Chief Whip of the Ondo State House of Assembly
- Incumbent
- Assumed office 2019
- Constituency: Owo Constituency 2

Member, Ondo State House of Assembly
- Incumbent
- Assumed office 2019

Personal details
- Born: April 6, 1974 (age 51) Lagos state
- Party: All Progressive Congress (APC)
- Relations: Married
- Alma mater: University of Calabar
- Occupation: Legislator, Businessman
- Website: https://dradeyemiolayemi.com.ng/

= Adeyemi Olayemi =

Nigerian politician and educational administrator

Dr. Adeyemi Olayemi ‌was born in Lagos on 6 April 1970s. He is currently a member and chief whip of the Ondo State House of Assembly. He is also the President/Founder of The West African Union University and Pecox Global Limited.

== Early life ==
He was born in Kano state, Nigeria. He had his primary education at African Church Primary School Ipaja, Lagos before he proceeded to Lishabi Grammar School, Abeokuta, Ogun state where he obtained the West Africa School Certificate. He studied marketing and graduated at Ibadan Polytechnic between 1994–1999. He completed his PGDE programme in the University of Calabar and proceeded immediately for his M.Ed in Education Administration and Planning from the University of Calabar which he completed in 2007. He bagged Doctor of Leadership from Institute of Humanistic Science, Missouri USA in 2014.

== Political career ==
He won the 2019 Owo Constituency 2 of the Ondo State House of Assembly under the platform of the All Progressives Congress, the office he occupies at the moment, He also serves as the chief whip of the legislative house.
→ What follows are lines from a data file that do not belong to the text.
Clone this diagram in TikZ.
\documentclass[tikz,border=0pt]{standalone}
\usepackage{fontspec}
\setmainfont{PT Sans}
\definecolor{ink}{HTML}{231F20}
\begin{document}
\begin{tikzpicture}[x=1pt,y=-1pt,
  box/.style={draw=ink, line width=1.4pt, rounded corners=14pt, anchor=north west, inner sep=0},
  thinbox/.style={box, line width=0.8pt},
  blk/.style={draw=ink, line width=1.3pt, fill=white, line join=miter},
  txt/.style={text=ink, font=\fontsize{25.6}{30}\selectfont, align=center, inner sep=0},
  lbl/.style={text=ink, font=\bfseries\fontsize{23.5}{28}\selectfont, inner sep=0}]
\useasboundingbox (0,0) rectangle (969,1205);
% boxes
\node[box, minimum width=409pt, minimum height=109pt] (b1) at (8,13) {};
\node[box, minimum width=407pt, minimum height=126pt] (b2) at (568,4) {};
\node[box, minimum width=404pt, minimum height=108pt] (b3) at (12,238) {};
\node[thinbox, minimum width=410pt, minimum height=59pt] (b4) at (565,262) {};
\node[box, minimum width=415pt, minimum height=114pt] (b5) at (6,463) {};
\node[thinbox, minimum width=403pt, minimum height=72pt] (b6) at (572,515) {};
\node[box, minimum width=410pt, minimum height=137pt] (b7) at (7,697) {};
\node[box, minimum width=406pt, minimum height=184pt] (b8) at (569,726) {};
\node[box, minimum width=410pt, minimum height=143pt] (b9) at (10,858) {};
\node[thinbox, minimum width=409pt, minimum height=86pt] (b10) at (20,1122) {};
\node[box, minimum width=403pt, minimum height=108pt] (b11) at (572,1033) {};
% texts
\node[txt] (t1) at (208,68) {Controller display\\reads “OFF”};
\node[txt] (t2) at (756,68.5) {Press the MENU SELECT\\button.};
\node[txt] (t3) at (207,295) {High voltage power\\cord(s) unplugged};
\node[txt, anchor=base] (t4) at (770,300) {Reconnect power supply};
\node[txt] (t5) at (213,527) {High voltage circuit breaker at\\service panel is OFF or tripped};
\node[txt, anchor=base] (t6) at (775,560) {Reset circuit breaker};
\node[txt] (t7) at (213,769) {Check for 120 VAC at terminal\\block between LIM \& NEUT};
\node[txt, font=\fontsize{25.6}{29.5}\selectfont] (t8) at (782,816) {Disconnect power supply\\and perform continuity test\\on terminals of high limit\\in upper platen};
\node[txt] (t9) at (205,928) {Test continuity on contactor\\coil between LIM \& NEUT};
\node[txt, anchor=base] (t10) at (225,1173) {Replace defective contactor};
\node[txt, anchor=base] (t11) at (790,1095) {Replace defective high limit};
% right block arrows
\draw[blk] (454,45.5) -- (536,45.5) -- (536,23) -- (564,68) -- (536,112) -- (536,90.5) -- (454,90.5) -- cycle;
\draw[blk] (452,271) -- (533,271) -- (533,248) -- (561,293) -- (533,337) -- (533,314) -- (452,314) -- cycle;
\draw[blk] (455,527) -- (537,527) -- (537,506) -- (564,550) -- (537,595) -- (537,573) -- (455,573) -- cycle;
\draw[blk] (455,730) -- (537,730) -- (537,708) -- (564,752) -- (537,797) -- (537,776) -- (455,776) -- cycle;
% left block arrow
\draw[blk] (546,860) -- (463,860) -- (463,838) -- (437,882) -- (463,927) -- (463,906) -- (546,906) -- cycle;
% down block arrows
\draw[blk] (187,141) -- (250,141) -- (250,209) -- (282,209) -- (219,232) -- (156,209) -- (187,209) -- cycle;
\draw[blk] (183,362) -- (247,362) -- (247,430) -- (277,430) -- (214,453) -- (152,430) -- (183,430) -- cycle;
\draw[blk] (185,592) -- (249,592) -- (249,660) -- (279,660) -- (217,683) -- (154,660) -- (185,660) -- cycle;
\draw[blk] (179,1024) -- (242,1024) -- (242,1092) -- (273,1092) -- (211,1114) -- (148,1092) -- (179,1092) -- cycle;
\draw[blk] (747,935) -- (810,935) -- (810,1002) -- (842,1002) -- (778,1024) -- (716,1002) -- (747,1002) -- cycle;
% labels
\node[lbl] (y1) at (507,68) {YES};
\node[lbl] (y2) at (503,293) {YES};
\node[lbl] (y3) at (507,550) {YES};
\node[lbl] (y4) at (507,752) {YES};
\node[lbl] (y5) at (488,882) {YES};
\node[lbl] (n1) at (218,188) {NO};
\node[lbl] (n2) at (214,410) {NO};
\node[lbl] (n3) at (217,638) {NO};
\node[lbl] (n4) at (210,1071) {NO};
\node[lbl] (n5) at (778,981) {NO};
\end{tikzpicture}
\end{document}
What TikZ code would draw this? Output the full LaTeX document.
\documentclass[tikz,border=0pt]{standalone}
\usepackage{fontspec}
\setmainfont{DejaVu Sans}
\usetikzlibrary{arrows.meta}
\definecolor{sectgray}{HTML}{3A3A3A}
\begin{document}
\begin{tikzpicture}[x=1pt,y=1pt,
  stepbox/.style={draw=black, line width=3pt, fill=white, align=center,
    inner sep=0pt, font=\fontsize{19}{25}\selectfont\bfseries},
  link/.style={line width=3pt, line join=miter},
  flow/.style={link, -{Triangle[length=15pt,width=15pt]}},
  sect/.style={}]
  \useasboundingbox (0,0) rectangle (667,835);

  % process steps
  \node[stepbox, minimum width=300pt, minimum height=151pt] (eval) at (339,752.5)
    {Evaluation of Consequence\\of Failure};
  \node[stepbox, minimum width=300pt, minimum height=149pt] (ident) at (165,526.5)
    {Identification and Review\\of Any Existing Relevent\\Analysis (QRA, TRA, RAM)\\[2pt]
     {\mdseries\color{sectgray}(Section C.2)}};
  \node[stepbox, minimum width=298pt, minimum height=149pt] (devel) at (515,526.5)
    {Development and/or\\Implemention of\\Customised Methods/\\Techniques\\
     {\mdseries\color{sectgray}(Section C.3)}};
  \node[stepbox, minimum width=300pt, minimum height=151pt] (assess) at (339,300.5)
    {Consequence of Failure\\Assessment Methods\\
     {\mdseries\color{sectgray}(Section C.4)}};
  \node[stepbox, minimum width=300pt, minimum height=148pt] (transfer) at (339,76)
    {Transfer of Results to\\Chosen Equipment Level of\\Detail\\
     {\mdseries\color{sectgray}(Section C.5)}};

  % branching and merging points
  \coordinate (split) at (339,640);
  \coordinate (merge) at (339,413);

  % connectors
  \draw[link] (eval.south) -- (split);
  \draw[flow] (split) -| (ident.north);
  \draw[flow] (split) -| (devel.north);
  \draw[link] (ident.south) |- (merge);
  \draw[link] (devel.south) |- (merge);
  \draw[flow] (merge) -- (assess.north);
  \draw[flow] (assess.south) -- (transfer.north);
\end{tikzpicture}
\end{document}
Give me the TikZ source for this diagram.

He was formerly a member of the Board of National Arts and Gallery, Nigeria.

== Koko Adeyemi Foundation ==
Koko Adeyemi Foundation (KAF) was founded on April 6, 2015, and officially established on October 4, 2016, by Adeyemi Olayemi. the trustee of the foundation includes the Ondo State Governor, Rotimi Akeredolu SAN, and King Benjamin Ikechuwu, the Dein of Agbor.